The Klinghoffers themselves are, for New Yorkers, the neighbors next door. But Nicholas Pallesen in his two arias reached out with the simplest pleas in a beautiful rich baritone. His wife, played by Jennifer Hines, was wretchedly moving as she shows her own hatred of the heroic captain for “embracing” the terrorists, for having “the oil of Palestine” on his sleeves.


Perhaps Brian Leerhuber as the Captain has the most difficult role of all, since the Captain is stolid, hides his emotions, plays the negotiator and the consoler. He is all too human, and thus, for the opera, perhaps least appreciated. Yet Mr. Leerhuber has a fine voice, and his long explanations and dialogues were a hint of humanity in a madhouse situation.

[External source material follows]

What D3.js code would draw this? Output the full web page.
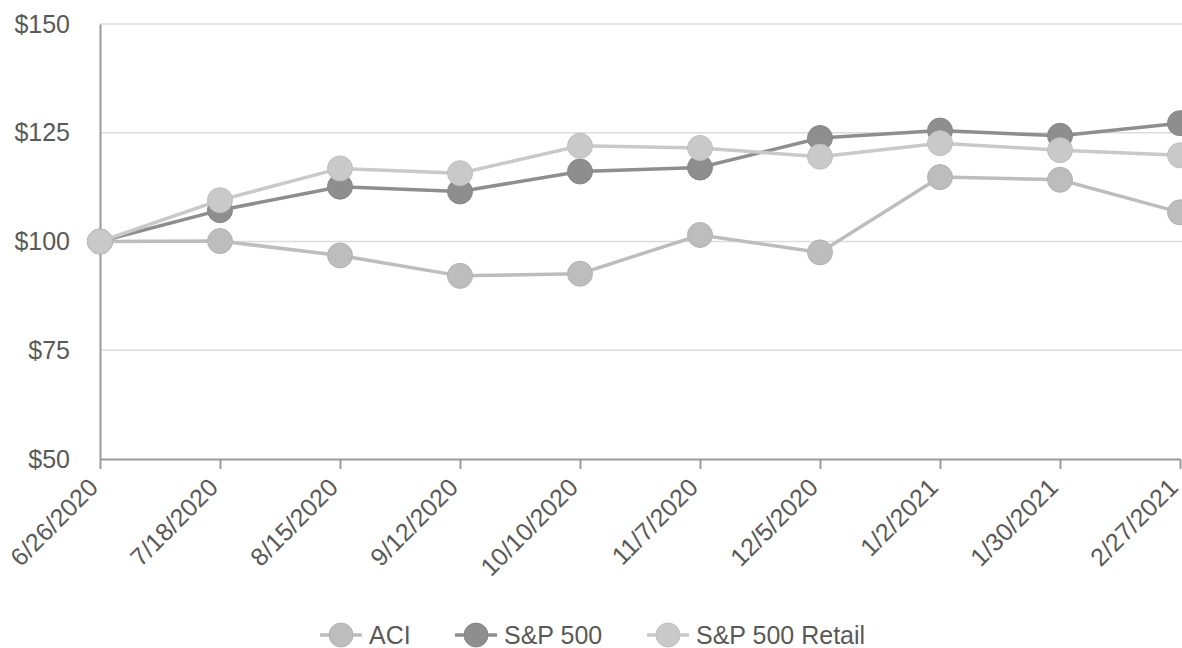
<!DOCTYPE html>
<html>
<head>
<meta charset="utf-8">
<script src="https://cdn.jsdelivr.net/npm/d3@7"></script>
<style>
html,body{margin:0;padding:0;background:#fff;}
svg{display:block;font-family:"Liberation Sans",Arial,sans-serif;}
</style>
</head>
<body>
<svg id="chart" width="1182" height="648"></svg>
<script>
const dates = ["6/26/2020","7/18/2020","8/15/2020","9/12/2020","10/10/2020","11/7/2020","12/5/2020","1/2/2021","1/30/2021","2/27/2021"];
const aci = [100, 100.1, 96.8, 92.1, 92.6, 101.5, 97.5, 114.8, 114.2, 106.7];
const sp500 = [100, 107.2, 112.6, 111.5, 116.1, 117.0, 123.8, 125.5, 124.3, 127.2];
const spRetail = [100, 109.5, 116.8, 115.7, 122.0, 121.5, 119.5, 122.6, 121.0, 119.8];
const yTicks = [50, 75, 100, 125, 150];
const seriesNames = ["ACI", "S&P 500", "S&P 500 Retail"];
const seriesColors = ["#bdbdbd", "#8e8e8e", "#c9c9c9"];

const svg = d3.select("#chart");
const x = d3.scalePoint().domain(dates).range([100, 1180]);
const y = d3.scaleLinear().domain([50, 150]).range([459, 24]);

// gridlines
svg.append("g").selectAll("line").data(yTicks.filter(d => d > 50)).join("line")
  .attr("x1", 100).attr("x2", 1182)
  .attr("y1", d => y(d)).attr("y2", d => y(d))
  .attr("stroke", "#dcdcdc").attr("stroke-width", 1.5);

// y axis
const yAxis = svg.append("g").attr("transform", "translate(100,0)")
  .call(d3.axisLeft(y).tickValues(yTicks).tickSize(0).tickPadding(30).tickFormat(d => "$" + d));
yAxis.select(".domain").attr("stroke", "#9a9a9a").attr("stroke-width", 2);
yAxis.selectAll("text").attr("font-size", 25).attr("fill", "#595959")
  .attr("font-family", "'Liberation Sans',Arial,sans-serif");

// x axis
const xAxis = svg.append("g").attr("transform", "translate(0,459)")
  .call(d3.axisBottom(x).tickSize(10).tickSizeOuter(0));
xAxis.select(".domain").attr("stroke", "#9a9a9a").attr("stroke-width", 2);
xAxis.selectAll(".tick line").attr("stroke", "#9a9a9a").attr("stroke-width", 2);
xAxis.selectAll("text")
  .attr("font-size", 25).attr("fill", "#595959")
  .attr("font-family", "'Liberation Sans',Arial,sans-serif")
  .attr("text-anchor", "end")
  .attr("y", 0).attr("dy", 0)
  .attr("transform", "translate(-1,30) rotate(-45)");

// series
const allSeries = [aci, sp500, spRetail];
const line = d3.line().x((d, i) => x(dates[i])).y(d => y(d));
allSeries.forEach((vals, si) => {
  const g = svg.append("g");
  g.append("path").datum(vals).attr("d", line)
    .attr("fill", "none").attr("stroke", seriesColors[si]).attr("stroke-width", 3.5);
  g.selectAll("circle").data(vals).join("circle")
    .attr("cx", (d, i) => x(dates[i])).attr("cy", d => y(d)).attr("r", 12.5)
    .attr("fill", seriesColors[si])
    .attr("stroke", d3.color(seriesColors[si]).darker(0.15)).attr("stroke-width", 1);
});

// legend
const legendX = [320, 455, 647];
const lg = svg.append("g").attr("transform", "translate(0,635)");
seriesNames.forEach((name, i) => {
  const g = lg.append("g").attr("transform", `translate(${legendX[i]},0)`);
  g.append("line").attr("x1", 0).attr("x2", 42).attr("y1", 0).attr("y2", 0)
    .attr("stroke", seriesColors[i]).attr("stroke-width", 3.5);
  g.append("circle").attr("cx", 21).attr("cy", 0).attr("r", 12)
    .attr("fill", seriesColors[i])
    .attr("stroke", d3.color(seriesColors[i]).darker(0.15)).attr("stroke-width", 1);
  g.append("text").attr("x", 49).attr("y", 0).attr("dy", "0.35em")
    .attr("font-size", 25).attr("fill", "#595959").text(name);
});
</script>
</body>
</html>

For yes, this ship is rather mad, as I guess we all are. Not mad, though, is Mr. Adams, who understands so well musical theatre. As for Ms. Goodman, listening to her words and enlightenments here show how much she was missed in Doctor Atomic. But, though it might be this New Yorker’s own chutzpah, in Klinghoffer as well as Nixon, she has proved to be, along with Boito and Da Ponte one of opera’s truly splendid librettists.